Single by When in Rome

from the album When in Rome
- Released: 7 September 1987 (UK) September 1988 (US);
- Recorded: 1987
- Genre: New wave; synth-pop; dance-rock;
- Length: 3:40 (single) 9:53 (12" mix)
- Label: Virgin
- Songwriters: Clive Farrington; Michael Floreale; Andrew Mann;
- Producers: Michael Brauer; Ben Rogan;

When in Rome singles chronology
|  | "The Promise" (1987) | "Heaven Knows" (1988) |

Music video
- "The Promise" on YouTube

= The Promise (When in Rome song) =

1987 single by When in Rome

"The Promise" is the debut single by the British synth-pop band When in Rome. It was first released in 1987 on 10 Records, as the lead single from their self-titled debut album. It was written by all three band members: Clive Farrington, Andrew Mann and Michael Floreale. The song was released in the U.S. in 1988 and reached number 11 on the Billboard Hot 100 chart. It is the band's biggest commercial hit.

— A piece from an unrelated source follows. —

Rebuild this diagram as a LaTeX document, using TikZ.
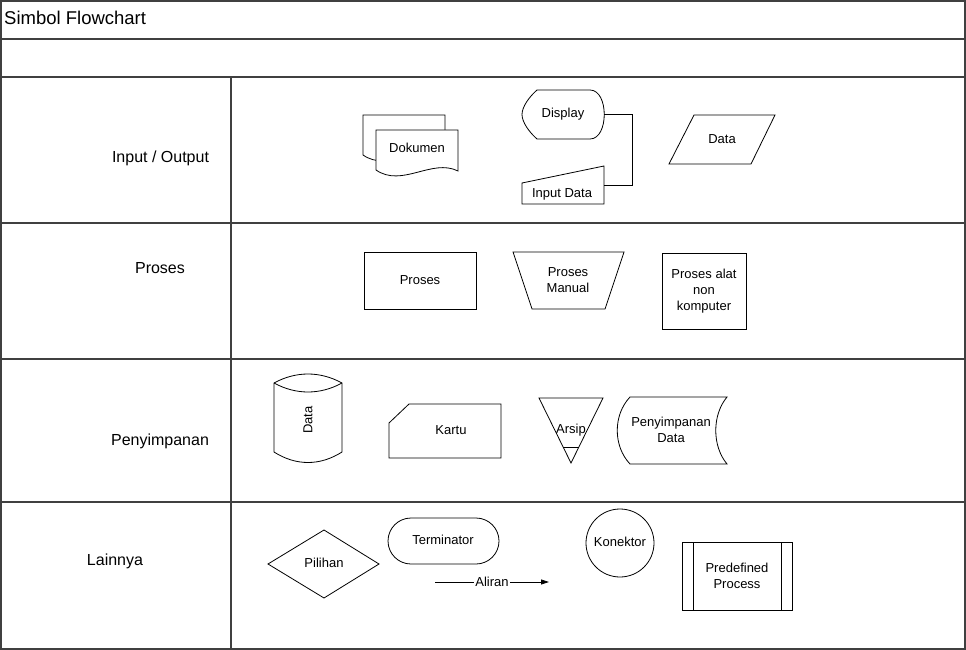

In 2020, Farrington and Mann, in collaboration with the City of Prague Philharmonic Orchestra and Slovenia Symphonic Film Orchestra, released a 30th anniversary orchestral edition of "The Promise" on both CD and vinyl. The release contains eleven tracks, including remixes, extended mixes, and instrumentals.

The song was covered by country singer Sturgill Simpson in 2014 for his album Metamodern Sounds in Country Music, and featured in the HBO television series The Leftovers. The song gained new life and was introduced to a new audience 16 years after its release when it was played over the closing scene of the 2004 cult hit comedy Napoleon Dynamite.

In February 2026 the song was featured in series 4, episode 7 of the BBC/HBO financial drama Industry.

==Background==
The members of When in Rome wrote and jammed songs in a small garden shed turned studio in the house of singer Clive Farrington's father. The space was so tight that they had to attach keyboards vertically to the walls. Keyboardist Michael Floreale was experimenting with the music to "The Promise" one night in the shed, and Farrington came in and started singing a harmony. Farrington wrote the first verse and chorus, but asked bandmate Andrew Mann to write the second verse. Floreale believes the lyrics were inspired by a recent breakup Farrington had gone through. The song took two days to finish because Farrington would often have an idea for a melody just before falling asleep and would record it before polishing it the next day. Instruments used in the song include a LinnDrum machine, Roland SH-101 keyboard for the bass, and a Roland RE-501 loop echo to add warm backing vocals. "The Promise" is in the key of C major.

==Critical reception==
William Cooper of AllMusic spoke of the song in a review of the When in Rome album, writing, "The 1988 hit "The Promise" was essentially a carbon copy of New Order's radio-friendly dance-rock. Dark yet catchy, boasting a throbbing dance rhythm, a singalong chorus, and a hypnotic melody, 'The Promise' certainly deserved the success." Cooper also highlighted "The Promise" as a standout on the album by labeling it an AMG Pick Track.

On 22 January 1989, a review of the album was published in the daily issue of the Junction City, Kansas newspaper Daily Union. The review mentioned the song, saying: The Promise', a hit in the United Kingdom, is typical. Starting with a piano that picks out the melody, the song throbs along electronically with clear harmonies of Mann and Farrington piercing through the catchy melody."

==Chart performance==
"The Promise" was initially released as a 12" record and reached the top of the Hot Dance Music/Club Play chart. After the release of the group's self-titled debut album, the song was re-released and peaked at number 11 on the Billboard Hot 100. However, the single was less successful in the band's native Britain, reaching number 58.

===Weekly charts===

| Chart (1988–1989) | Peak position |
|---|---|
| Australia (ARIA) | 103 |
| Israel (IBA) | 12 |
| UK Singles (OCC) | 58 |
| UK Airplay (Music & Media) | 20 |
| US Billboard Hot 100 | 11 |
| US Billboard Dance/Club Play Songs Chart | 1 |
| US Billboard Hot Dance Music/Maxi-Singles Sales Chart | 19 |

===Year-end charts===

| Chart (1989) | Position |
|---|---|
| United States (Billboard) | 83 |

==Covers==
- New Found Glory covered the song on their 2007 album From the Screen to Your Stereo Part II
- Reel Big Fish covered the song on their 2012 album Candy Coated Fury.
- Sturgill Simpson covered the song on his 2014 album Metamodern Sounds in Country Music.
- Samia and Jelani Aryeh covered the song on Samia's 2021 EP Scout.